I plumped for a straightforward galvanised metal bucket. It costs about five times as much as a basic plastic bucket and is far heavier and noisier. But who cares? It looks 20 times better, and could not possibly be improved.

The best

1 Galvanised metal bucket, 30cm, 12.99. Why pay more at the Conran Shop?

Almost the best

2 Mag-Lite aluminium focusable torch range, 9.99-27.99. As approved by NYPD.

The good

3 Square wooden mallet, 5.99. These were old-fashioned even when Westminster Abbey was built.

The good

4 Stanley Surform metal planer file, 11.99. A rare example of an improvement on a vernacular hand tool.

5 Black and Decker Versapak VP 940 KA multi-purpose cordless tool, 49.99. Great for breaking into other people’s Landcruisers.

6 Hozelock 12.5m compact flat hose cassette, 24.99. Fire brigade principle applied to the suburban garden.

The good

7 The Accu-Cordless GRC 730 rotary mower by Black and Decker, 194.99. No more sliced-cord misery.

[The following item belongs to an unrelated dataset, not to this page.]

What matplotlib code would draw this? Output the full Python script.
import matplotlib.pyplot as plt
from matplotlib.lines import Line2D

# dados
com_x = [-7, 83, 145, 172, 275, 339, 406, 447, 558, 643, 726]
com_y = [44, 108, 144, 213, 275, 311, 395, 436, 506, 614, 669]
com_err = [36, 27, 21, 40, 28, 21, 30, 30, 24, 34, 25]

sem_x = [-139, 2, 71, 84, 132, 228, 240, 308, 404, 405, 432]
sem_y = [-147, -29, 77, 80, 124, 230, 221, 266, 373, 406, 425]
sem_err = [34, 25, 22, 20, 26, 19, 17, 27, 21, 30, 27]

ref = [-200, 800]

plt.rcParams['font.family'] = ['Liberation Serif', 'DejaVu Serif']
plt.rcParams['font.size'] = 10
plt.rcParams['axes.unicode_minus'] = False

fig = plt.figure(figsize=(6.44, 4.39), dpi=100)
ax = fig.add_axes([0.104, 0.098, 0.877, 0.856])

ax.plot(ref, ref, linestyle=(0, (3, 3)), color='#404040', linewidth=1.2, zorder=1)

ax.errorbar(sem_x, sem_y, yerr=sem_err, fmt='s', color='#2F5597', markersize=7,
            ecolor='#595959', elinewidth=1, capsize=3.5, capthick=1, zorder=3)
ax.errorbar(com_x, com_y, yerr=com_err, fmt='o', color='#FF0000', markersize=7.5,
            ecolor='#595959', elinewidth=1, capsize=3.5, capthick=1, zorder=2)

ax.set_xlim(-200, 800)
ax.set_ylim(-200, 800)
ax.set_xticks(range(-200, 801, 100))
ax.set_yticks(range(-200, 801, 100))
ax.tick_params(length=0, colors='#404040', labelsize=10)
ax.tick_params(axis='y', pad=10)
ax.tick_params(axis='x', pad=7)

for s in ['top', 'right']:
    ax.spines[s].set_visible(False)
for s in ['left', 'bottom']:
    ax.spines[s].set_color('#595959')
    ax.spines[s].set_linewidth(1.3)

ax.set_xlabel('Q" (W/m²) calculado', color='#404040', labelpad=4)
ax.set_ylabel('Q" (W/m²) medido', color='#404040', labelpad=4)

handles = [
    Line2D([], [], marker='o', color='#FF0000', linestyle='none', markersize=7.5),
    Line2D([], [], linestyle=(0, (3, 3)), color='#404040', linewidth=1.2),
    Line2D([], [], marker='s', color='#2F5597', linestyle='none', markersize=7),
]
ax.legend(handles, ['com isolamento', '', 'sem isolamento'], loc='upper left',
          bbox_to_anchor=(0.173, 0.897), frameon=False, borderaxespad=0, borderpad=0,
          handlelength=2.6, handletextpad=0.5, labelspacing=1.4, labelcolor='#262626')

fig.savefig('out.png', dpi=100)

8 Zag Move’n’Groove wheeled seat/tool box, 12.99. Garden fun for oldies and children alike.

9 Vitrex polycarbonate safety specs, 3.99. For that rocket-scientist look.

So bad they’re good

Friedland 833E

Harmony doorchime. Plays 25 tunes. Over and over and over again. No photo can do it justice.

8 Homebase Victoriana shower cabinet, 209 for door, 179 for side panel. The apotheosis of flimsy bathroom kitsch.

9 Homebase Lion’s Mask recirculating fountain, 89.99. Looks and sounds just like a urinal. Why not try it out in the shop?

The worst

10 Holts Fruits of the Forest wooden in-car air fresheners, 1.99 each. Look frightful, smell worse. Has the world gone mad?